Ia tinggal di sana, dan membantu menebang kayu dan membuat arang hingga orang tua anak-anak itu sembuh. kemudian, orang yang pernah menjadi perampok buas ini tinggal disebuah vihara di gunung Intan di Korea, dan dalam usia tuanya dikenal sebagai orang suci.

Sampai saat ini, di atas batu nisannya terukir kata-kata "Perampok yang menjadi orang suci". Tetapi mari kita ingat baik-baik, pertobatan perampok itu diawali oleh anak-anak yang memanjatkan doa Tiga Perlindungan dengan sepenuh hati mereka.

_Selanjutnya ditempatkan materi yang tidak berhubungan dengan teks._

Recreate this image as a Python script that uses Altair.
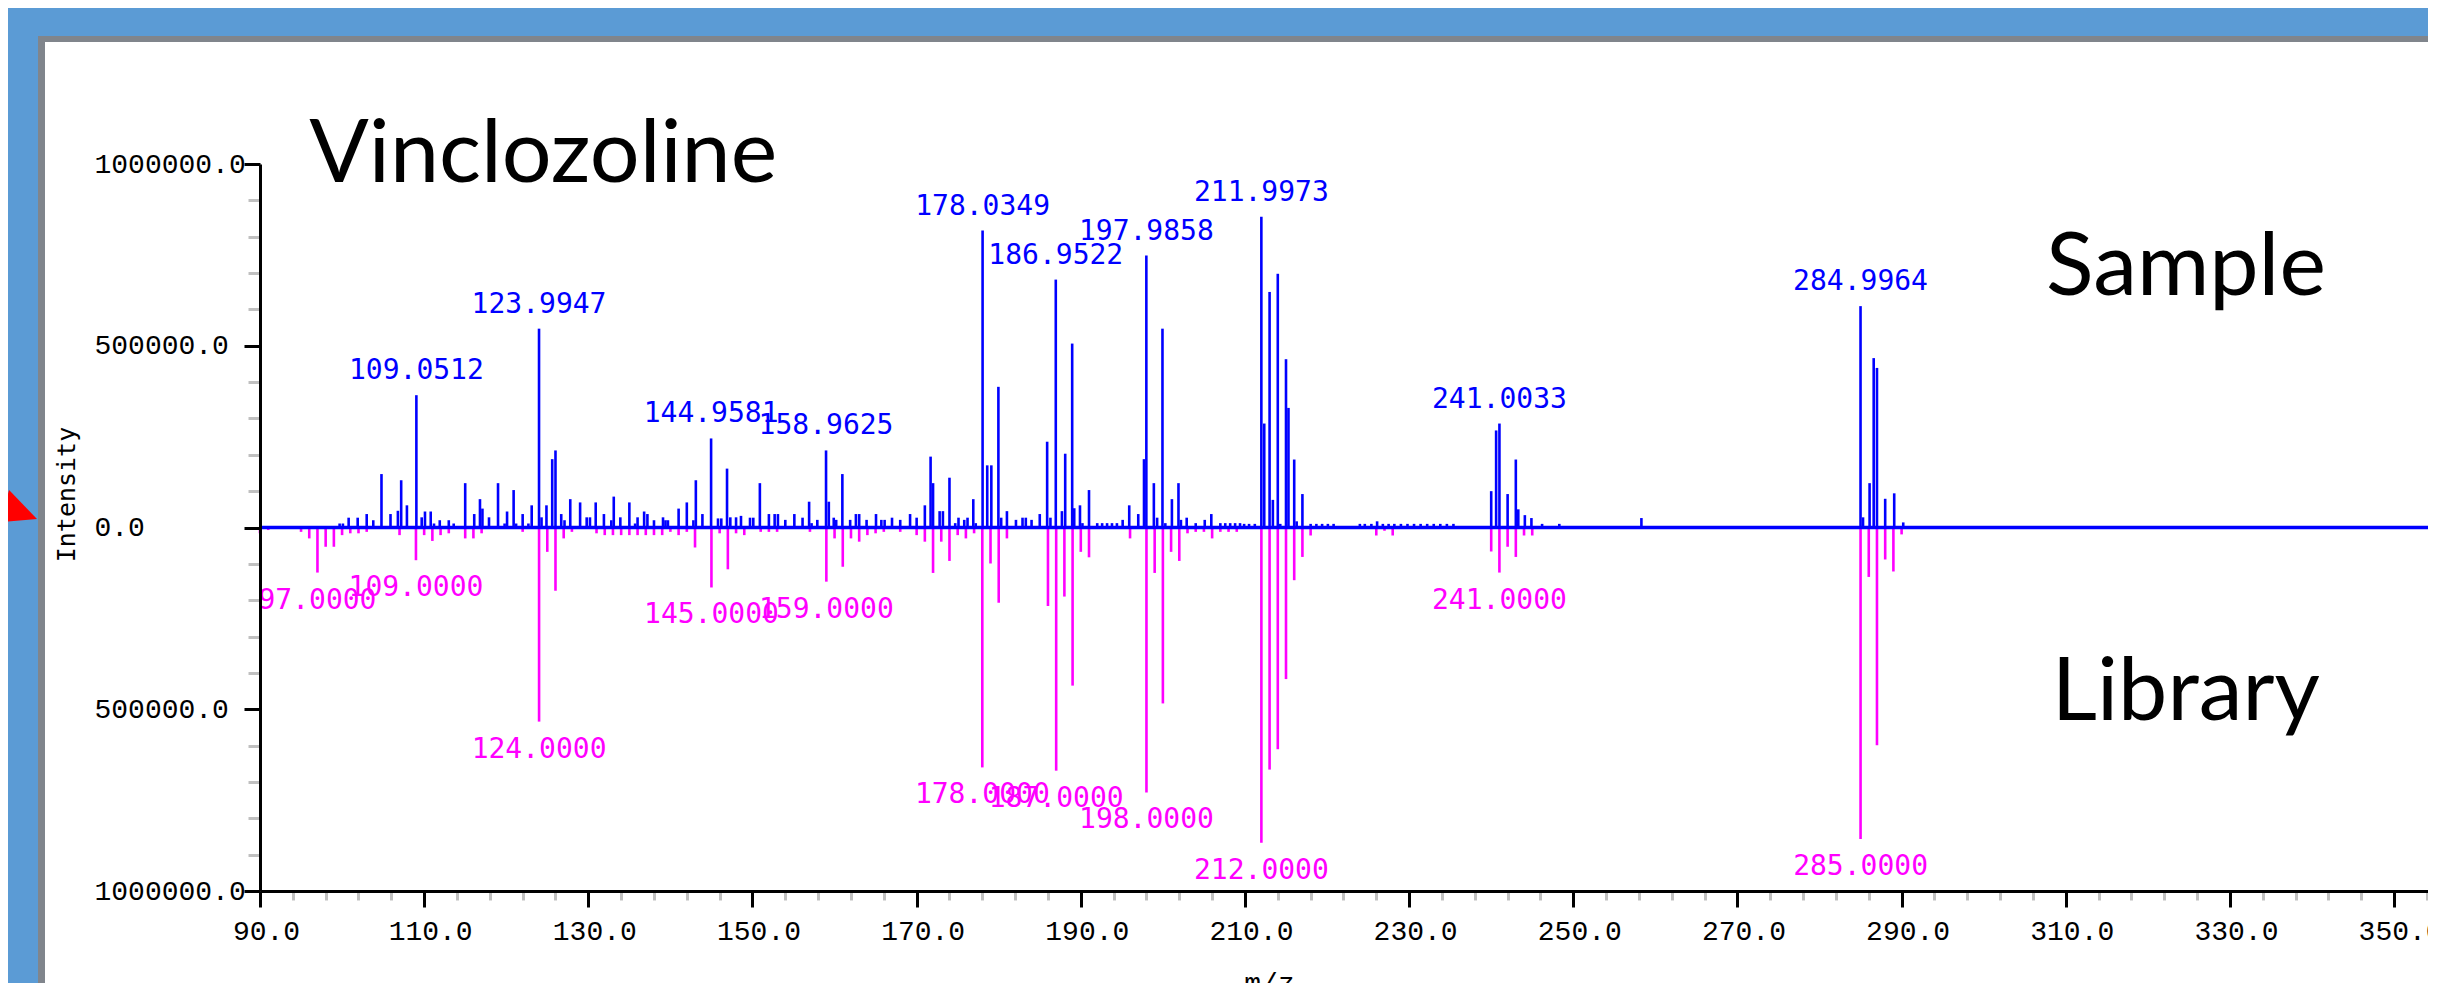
import altair as alt
import pandas as pd

# ---------------- data ----------------
# Sample (measured) spectrum, drawn upwards
sample_mz = [
    99.7, 100.1, 100.8, 101.9, 103.0, 103.8, 104.8, 105.9, 106.8, 107.2, 107.9,
    109.0512, 109.7, 110.1, 110.8, 111.2, 111.9, 113.0, 113.6, 115.0, 116.1, 116.8,
    117.1, 117.9, 119.0, 119.8, 120.1, 120.9, 121.2, 122.0, 122.7, 123.1, 123.9947,
    124.3, 124.9, 125.6, 126.0, 126.7, 127.1, 127.8, 129.0, 129.8, 130.2, 130.9,
    131.9, 132.8, 133.1, 133.9, 135.0, 135.7, 136.0, 136.8, 137.2, 138.0, 139.1,
    139.4, 139.7, 141.0, 142.0, 142.8, 143.1, 143.9, 144.9581, 145.8, 146.2, 146.9,
    147.3, 148.0, 148.6, 149.7, 150.1, 150.9, 152.0, 152.7, 153.1, 154.0, 155.1,
    156.1, 156.9, 157.2, 157.9, 158.9625, 159.3, 159.9, 160.2, 160.95, 161.9, 162.6,
    163.0, 163.9, 165.05, 165.7, 166.1, 167.0, 168.0, 169.2, 170.0, 171.0, 171.7,
    172.0, 172.8, 173.2, 174.0, 174.7, 175.1, 175.8, 176.2, 176.9, 177.2, 178.0349,
    178.6, 179.1, 179.96, 180.3, 181.0, 182.1, 182.9, 183.3, 184.0, 185.0, 185.9,
    186.3, 186.9522, 187.7, 188.1, 188.95, 189.2, 189.9, 190.2, 191.0, 192.0, 192.6,
    193.2, 193.8, 194.4, 195.1, 195.9, 197.0, 197.7, 197.9858, 198.9, 199.3, 199.95,
    200.3, 201.1, 201.9, 202.2, 202.9, 204.0, 205.1, 205.9, 207.0, 207.6, 208.2,
    208.8, 209.4, 209.9, 210.5, 211.2, 211.9973, 212.35, 213.0, 213.4, 214.0, 214.3,
    215.0, 215.3, 216.0, 216.3, 217.0, 218.0, 218.7, 219.4, 220.1, 220.8, 224.0,
    224.6, 225.4, 226.1, 226.8, 227.5, 228.2, 229.0, 229.8, 230.6, 231.4, 232.2,
    233.0, 233.8, 234.6, 235.4, 240.0, 240.6, 241.0033, 242.0, 243.0, 243.3, 244.1,
    244.9, 246.2, 248.3, 258.3, 284.9964, 285.3, 286.1, 286.6, 287.0, 288.0, 289.1,
    290.2,
]
sample_int = [
    11000, 11000, 27000, 27000, 37000, 20000, 147000, 37000, 46000, 130000, 61000,
    364000, 28000, 44000, 44000, 11000, 20000, 20000, 11000, 122000, 37000, 78000,
    52000, 28000, 122000, 11000, 44000, 103000, 11000, 37000, 11000, 61000, 547000,
    28000, 61000, 188000, 212000, 37000, 20000, 78000, 69000, 28000, 28000, 69000,
    37000, 20000, 85000, 28000, 69000, 11000, 28000, 44000, 37000, 20000, 28000,
    20000, 20000, 52000, 69000, 20000, 130000, 37000, 245000, 25000, 25000, 162000,
    28000, 28000, 32000, 27000, 27000, 122000, 37000, 37000, 37000, 21000, 37000,
    27000, 71000, 12000, 21000, 212000, 71000, 27000, 21000, 147000, 21000, 37000,
    37000, 21000, 37000, 21000, 21000, 27000, 21000, 37000, 27000, 61000, 195000,
    122000, 45000, 45000, 137000, 12000, 27000, 21000, 27000, 78000, 12000, 817000,
    171000, 171000, 387000, 27000, 45000, 21000, 27000, 27000, 21000, 37000, 236000,
    27000, 682000, 45000, 203000, 506000, 53000, 61000, 12000, 103000, 12000, 12000,
    12000, 12000, 12000, 21000, 61000, 37000, 188000, 748000, 122000, 27000, 547000,
    12000, 78000, 122000, 21000, 27000, 12000, 21000, 37000, 12000, 12000, 12000,
    12000, 12000, 10000, 10000, 10000, 855000, 286000, 648000, 76000, 698000, 10000,
    463000, 329000, 187000, 17000, 92000, 10000, 10000, 10000, 10000, 10000, 10000,
    10000, 10000, 17000, 10000, 10000, 10000, 10000, 10000, 10000, 10000, 10000,
    10000, 10000, 10000, 10000, 100000, 267000, 286000, 92000, 187000, 50000, 34000,
    26000, 10000, 10000, 26000, 609000, 28000, 122000, 466000, 439000, 79000, 94000,
    14000,
]

# Library spectrum, drawn downwards
library_mz = [
    90, 91, 95, 96, 97, 98, 99, 100, 101, 102, 103, 107, 109, 110, 111, 112, 113,
    115, 116, 117, 122, 124, 125, 126, 127, 128, 131, 132, 133, 134, 135, 136, 137,
    138, 139, 140, 141, 142, 143, 145, 146, 147, 148, 149, 151, 152, 153, 157, 159,
    160, 161, 162, 163, 164, 165, 166, 168, 170, 171, 172, 173, 174, 175, 176, 177,
    178, 179, 180, 181, 186, 187, 188, 189, 190, 191, 196, 198, 199, 200, 201, 202,
    203, 204, 205, 206, 207, 208, 209, 212, 213, 214, 215, 216, 217, 218, 226, 227,
    228, 240, 241, 242, 243, 244, 245, 285, 286, 287, 288, 289, 290,
]
library_int = [
    16000, 7000, 12000, 30000, 124000, 53000, 53000, 21000, 16000, 16000, 12000,
    21000, 90000, 21000, 37000, 21000, 16000, 30000, 30000, 16000, 12000, 534000,
    67000, 174000, 30000, 12000, 16000, 21000, 21000, 21000, 21000, 21000, 21000,
    21000, 21000, 12000, 21000, 12000, 55000, 165000, 16000, 115000, 16000, 21000,
    12000, 12000, 12000, 12000, 149000, 30000, 108000, 30000, 39000, 21000, 16000,
    12000, 12000, 21000, 39000, 125000, 39000, 92000, 21000, 30000, 16000, 660000,
    99000, 207000, 30000, 216000, 669000, 190000, 435000, 67000, 82000, 30000,
    729000, 125000, 484000, 67000, 92000, 16000, 12000, 12000, 30000, 12000, 12000,
    12000, 867000, 666000, 610000, 417000, 145000, 81000, 22000, 22000, 9000, 22000,
    66000, 124000, 53000, 81000, 22000, 22000, 857000, 136000, 599000, 88000,
    121000, 19000,
]

# Peaks that carry an m/z label
sample_label_mz = [109.0512, 123.9947, 144.9581, 158.9625, 178.0349, 186.9522,
                   197.9858, 211.9973, 241.0033, 284.9964]
library_label_mz = [97, 109, 124, 145, 159, 178, 187, 198, 212, 241, 285]

# Axis tick values
y_ticks = list(range(-1000000, 1000001, 100000))
x_ticks = list(range(90, 355, 4))

# ---------------- tables built from the arrays ----------------
sample_df = pd.DataFrame({"mz": sample_mz, "intensity": sample_int})
library_df = pd.DataFrame({"mz": library_mz, "intensity": [-v for v in library_int]})

s_lookup = dict(zip(sample_mz, sample_int))
l_lookup = dict(zip(library_mz, library_int))
sample_lab_df = pd.DataFrame({
    "mz": sample_label_mz,
    "intensity": [s_lookup[m] for m in sample_label_mz],
    "label": [f"{m:.4f}" for m in sample_label_mz],
})
library_lab_df = pd.DataFrame({
    "mz": library_label_mz,
    "intensity": [-l_lookup[m] for m in library_label_mz],
    "label": [f"{m:.4f}" for m in library_label_mz],
})
one = pd.DataFrame({"k": [0]})

# ---------------- layout ----------------
W = 2168
H = 727
PX_PER_UNIT = 8.208
x_max = 90 + W / PX_PER_UNIT

BLUE = "#0000ff"
MAGENTA = "#ff00ff"
MONO = "DejaVu Sans Mono"
AXMONO = "Liberation Mono"

xscale = alt.Scale(domain=[90, x_max], nice=False, zero=False)
yscale = alt.Scale(domain=[-1000000, 1000000], nice=False, zero=False)

xaxis = alt.Axis(
    values=x_ticks,
    labelExpr="(datum.value - 90) % 20 === 0 ? format(datum.value, '.1f') : ''",
    labelFont=AXMONO, labelFontSize=28, labelColor="black", labelPadding=10,
    labelOffset=6, labelFlush=False, labelOverlap=False,
    tickColor={"condition": {"test": "(datum.value - 90) % 20 === 0", "value": "black"},
               "value": "#c0c0c0"},
    tickSize={"condition": {"test": "(datum.value - 90) % 20 === 0", "value": 16},
              "value": 9},
    tickWidth=3,
    domainColor="black", domainWidth=3, grid=False, zindex=1,
    title="m/z", titleFont=AXMONO, titleFontSize=28, titleFontWeight="normal",
    titleColor="black", titleX=1009, titleY=78, titleBaseline="top", titleAlign="center",
)
yaxis = alt.Axis(
    values=y_ticks,
    labelExpr="datum.value % 500000 === 0 ? format(abs(datum.value), '.1f') : ''",
    labelFont=AXMONO, labelFontSize=28, labelColor="black",
    labelAlign="left", labelBaseline="middle", labelPadding=150,
    labelFlush=False, labelOverlap=False,
    tickColor={"condition": {"test": "datum.value % 500000 === 0", "value": "black"},
               "value": "#c0c0c0"},
    tickSize={"condition": {"test": "datum.value % 500000 === 0", "value": 16},
              "value": 12},
    tickWidth=3,
    domainColor="black", domainWidth=3, grid=False, zindex=1,
    title="Intensity", titleFont=MONO, titleFontSize=25, titleFontWeight="normal",
    titleColor="black", titleAngle=270, titleX=-194, titleY=330,
    titleAlign="center", titleBaseline="middle",
)

X = alt.X("mz:Q", scale=xscale, axis=xaxis)
Y = alt.Y("intensity:Q", scale=yscale, axis=yaxis)

# frame of the screenshot (decoration)
frame_gray = alt.Chart(one).mark_rect(color="#80858c").encode(
    x=alt.value(-222), x2=alt.value(W + 60), y=alt.value(-128), y2=alt.value(H + 140))
frame_white = alt.Chart(one).mark_rect(color="white").encode(
    x=alt.value(-215), x2=alt.value(W + 60), y=alt.value(-122), y2=alt.value(H + 140))
arrow = alt.Chart(one).mark_point(
    shape="M -0.27 -0.91 L 1 0.41 L -0.68 0.55 Z", filled=True, color="#ff0000",
    opacity=1, size=1936, strokeWidth=0,
).encode(x=alt.value(-245), y=alt.value(346))

sample_bars = alt.Chart(sample_df).mark_rule(color=BLUE, strokeWidth=2.6).encode(
    x=X, y=Y, y2=alt.Y2Datum(0))
library_bars = alt.Chart(library_df).mark_rule(color=MAGENTA, strokeWidth=2.6).encode(
    x=X, y=Y, y2=alt.Y2Datum(0))
baseline = alt.Chart(one).mark_rule(color=BLUE, strokeWidth=3.5).encode(
    y=alt.YDatum(0, scale=yscale, axis=yaxis), x=alt.value(0), x2=alt.value(W))

sample_labels = alt.Chart(sample_lab_df).mark_text(
    font=MONO, fontSize=28, color=BLUE, align="center", baseline="alphabetic", dy=-16
).encode(x=X, y=Y, text="label:N")
library_labels = alt.Chart(library_lab_df).mark_text(
    font=MONO, fontSize=28, color=MAGENTA, align="center", baseline="top", dy=14
).encode(x=X, y=Y, text="label:N")


def note(txt, xv, yv):
    return alt.Chart(one).mark_text(
        font="Lato", fontSize=88, color="black", align="left", baseline="alphabetic"
    ).encode(
        x=alt.XDatum(xv, scale=xscale, axis=xaxis),
        y=alt.YDatum(yv, scale=yscale, axis=yaxis),
        text=alt.value(txt),
    )


chart = alt.layer(
    frame_gray, frame_white, arrow,
    sample_bars, library_bars, baseline,
    sample_labels, library_labels,
    note("Vinclozoline", 96.0, 950000),
    note("Sample", 307.6, 640000),
    note("Library", 308.3, -529000),
).properties(
    width=W, height=H,
    padding={"left": 252, "top": 156, "right": 0, "bottom": 92},
    autosize=alt.AutoSizeParams(type="none"),
    background="#5b9bd5",
).configure_view(stroke=None)

chart.save("out.html", embed_options={"renderer": "svg", "actions": False})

[ Dikutip dari Majalah Buddhis Indonesia edisi 78 ]

1 komentar:

  1. Orang Tua sekarang,tdk mengerti tentang Tiga Perlingdungan,tdk mengajarkan kpada anak anak tentang tiga perlingdung itu,sehingga orang berangagpan beragama Buddha Ritualnya panjang dan ribet.